Saturday, February 10, 2007

What's that smell?

Ah...the question could be a good thing or a bad thing when house shopping.

When you are ready to buy a house, why is it that we seem to think that Somewhere out there, our Dream House awaits?

My husband and I are finally ready to buy a house. I should say that I was personally ready about five years ago, but that is how it took me to convince him that we were ready.

Often, when you go to look at a potential home, there are people living there. It's still their home. And I love walking into a place that already has Food Smells going. Those soupy, cakey, meaty smells. I don't even want the food, I just want the smell. It's just so homey.

It makes me think of my friend Sonja. She's starting to get interested in cooking, but until then she could use the invention of something I just thought of. They should make a spray for people who don't cook. An aerosol can that, for five bucks, makes the whole place smell like pot roast. Or you could have a fumigator guy come in every three months.

Doorbell rings. "Who is it?"

"Pot roast man!" And he sprays around the house.

"You want me to spray the bathroom?"

"No, that's okay."

"How about under the sink?"

"Okay, maybe just coffee and cake."

Genius
.

Tuesday, February 06, 2007

Shaken, Not Stirred

The real work of two people blending--the behavior stuff--is where things really get interesting. Because after so many years of being by yourselves, no matter how much "Us" paint you throw on top of it, the old "You" still shows through. And that's usually not a good thing.

A lot of guys think the highest compliment they can pay a woman is to treat her like "one of the guys". The whole "Treat others as you would be treated yourself" rule becomes "Treat others as if you were by yourself." They figure, "Surely we're beyond the silly formalities, the need to be civil. Let's relax. Be ourselves." And the women are thinking, "Let's not." Because we know where this leads.

While lying in bed: "Hey!!"

"What?"

"Did you just fart on my leg?"

"Sorry.

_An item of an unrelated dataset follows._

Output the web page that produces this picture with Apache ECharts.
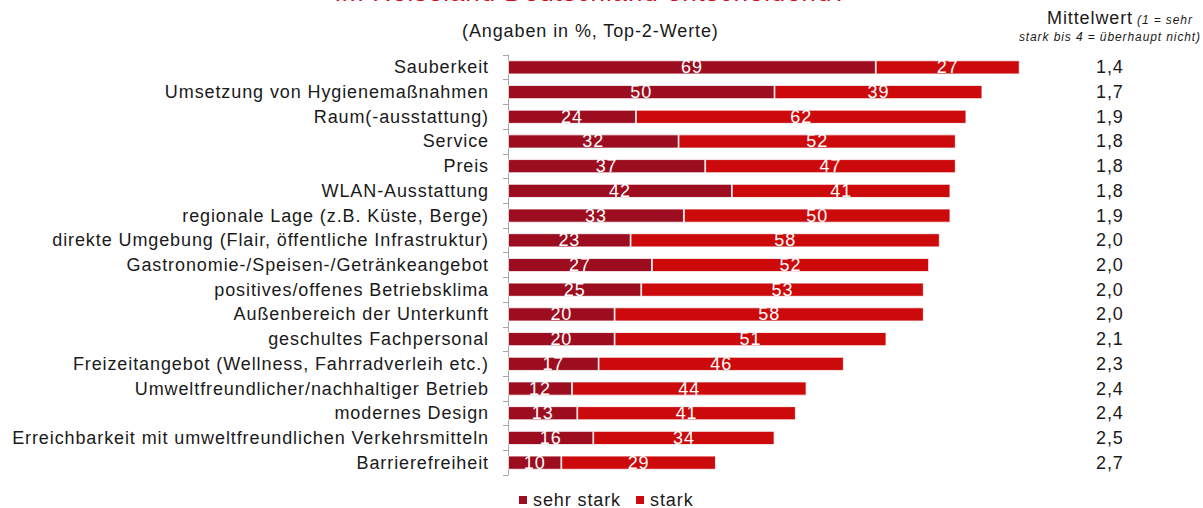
<!DOCTYPE html>
<html>
<head>
<meta charset="utf-8">
<script src="https://cdn.jsdelivr.net/npm/echarts@6/dist/echarts.min.js"></script>
<style>
  html, body { margin: 0; padding: 0; background: #fff; }
  #main { width: 1203px; height: 508px; }
  /* the original typeface runs wider than Arial, so open it up a little */
  #main text { letter-spacing: 0.9px; }
</style>
</head>
<body>
<div id="main"></div>
<script>
// Faktoren (von oben nach unten)
const categories = [
    'Sauberkeit',
    'Umsetzung von Hygienemaßnahmen',
    'Raum(-ausstattung)',
    'Service',
    'Preis',
    'WLAN-Ausstattung',
    'regionale Lage (z.B. Küste, Berge)',
    'direkte Umgebung (Flair, öffentliche Infrastruktur)',
    'Gastronomie-/Speisen-/Getränkeangebot',
    'positives/offenes Betriebsklima',
    'Außenbereich der Unterkunft',
    'geschultes Fachpersonal',
    'Freizeitangebot (Wellness, Fahrradverleih etc.)',
    'Umweltfreundlicher/nachhaltiger Betrieb',
    'modernes Design',
    'Erreichbarkeit mit umweltfreundlichen Verkehrsmitteln',
    'Barrierefreiheit'
];
const sehrStark = [69, 50, 24, 32, 37, 42, 33, 23, 27, 25, 20, 20, 17, 12, 13, 16, 10];
const stark = [27, 39, 62, 52, 47, 41, 50, 58, 52, 53, 58, 51, 46, 44, 41, 34, 29];
const mittelwert = ['1,4', '1,7', '1,9', '1,8', '1,8', '1,8', '1,9', '2,0', '2,0', '2,0', '2,0', '2,1', '2,3', '2,4', '2,4', '2,5', '2,7'];

const FONT = 'Liberation Sans, Arial, sans-serif';
const DARK_RED = '#9c0d1f';
const RED = '#cc0a0c';
const TEXT = '#1a1a1a';

const chart = echarts.init(document.getElementById('main'), null, { renderer: 'svg' });

const barLabel = {
    show: true,
    position: 'inside',
    color: '#fff',
    fontFamily: FONT,
    fontSize: 18
};

chart.setOption({
    animation: false,
    textStyle: { fontFamily: FONT },
    title: [{
        text: 'im Reiseland Deutschland entscheidend?',
        left: 330,
        top: -26,
        textStyle: { color: '#d0101a', fontSize: 26, fontWeight: 'normal', fontFamily: FONT }
    }, {
        text: '(Angaben in %, Top-2-Werte)',
        left: 457,
        top: 17,
        textStyle: { color: TEXT, fontSize: 18, fontWeight: 'normal', fontFamily: FONT }
    }],
    graphic: [{
        type: 'text',
        x: 1047,
        y: 18,
        style: {
            text: 'Mittelwert',
            fontSize: 18,
            fontFamily: FONT,
            fill: TEXT,
            textAlign: 'left',
            textVerticalAlign: 'middle'
        }
    }, {
        type: 'text',
        x: 1137,
        y: 20,
        style: {
            text: '(1 = sehr',
            fontSize: 12,
            fontStyle: 'italic',
            fontFamily: FONT,
            fill: TEXT,
            textAlign: 'left',
            textVerticalAlign: 'middle'
        }
    }, {
        type: 'text',
        x: 1201,
        y: 37,
        style: {
            text: 'stark bis 4 = überhaupt nicht)',
            fontSize: 12,
            fontStyle: 'italic',
            fontFamily: FONT,
            fill: TEXT,
            textAlign: 'right',
            textVerticalAlign: 'middle'
        }
    }],
    legend: {
        top: 486,
        left: 512,
        icon: 'rect',
        itemWidth: 10,
        itemHeight: 10,
        itemGap: 22,
        textStyle: { fontSize: 18, color: TEXT, fontFamily: FONT },
        data: ['sehr stark', 'stark']
    },
    grid: { left: 508, right: 162, top: 55, bottom: 33, containLabel: false },
    xAxis: {
        type: 'value',
        min: 0,
        max: 100,
        show: false
    },
    yAxis: [{
        type: 'category',
        data: categories,
        inverse: true,
        axisLine: { show: true, lineStyle: { color: '#a6a6a6' } },
        axisTick: { show: true, length: 5, lineStyle: { color: '#a6a6a6' } },
        axisLabel: { color: TEXT, fontSize: 18, margin: 19, fontFamily: FONT }
    }, {
        type: 'category',
        data: mittelwert,
        inverse: true,
        position: 'right',
        axisLine: { show: false },
        axisTick: { show: false },
        axisLabel: { color: TEXT, fontSize: 18, margin: 55, fontFamily: FONT, align: 'left' }
    }],
    series: [{
        name: 'sehr stark',
        type: 'bar',
        stack: 'total',
        barWidth: 14,
        data: sehrStark,
        itemStyle: { color: DARK_RED, borderColor: '#fff', borderWidth: 0.8 },
        label: barLabel
    }, {
        name: 'stark',
        type: 'bar',
        stack: 'total',
        barWidth: 14,
        data: stark,
        itemStyle: { color: RED, borderColor: '#fff', borderWidth: 0.8 },
        label: barLabel
    }]
});
</script>
</body>
</html>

I didn't know you were there."

See, when you are by yourself, you apply your own standards. It might not bother a man to stand in the middle of the room, drink 32 ounces of club soda, and belch out everything you've eaten since Fall. His Self may not care. Others, however, may.

And if you're with another person all the time, like my husband and myself, every repugnant component of your life must, by definition, happen in front of the other person. There's nowhere to hide. Ever.

So you learn to accept each other. Your best behavior is now and forever reserved for outside the house, and once you're inside, you're free to be the repellent American you really are. That's an implicit understanding. "I know all about you, you know all about me, and it'll be our little secret."

You become a little team. It's the "two of you" against "everybody else". And you look out for each other. Your partner becomes the one person in the world you can go over to and say, "Do I have anything in my nose?"

That's your mutual job: protect your Ugly Truths from everyone but each other. Which is kind of nice, actually. Here is someone who will not only be honest with you, but whose love for you is so great it can withstand looking up your nose. And then they go right back to loving you as if it never happened.

It's ironic that Everybody Else--to whom you owe nothing--is spared from having to see what's in your nose. As if they deserve better. But your partner, the very same person you love more than all others, gets to look right in there and investigate personally. That's their little privilege. One of the many bonuses for signing on for the long haul.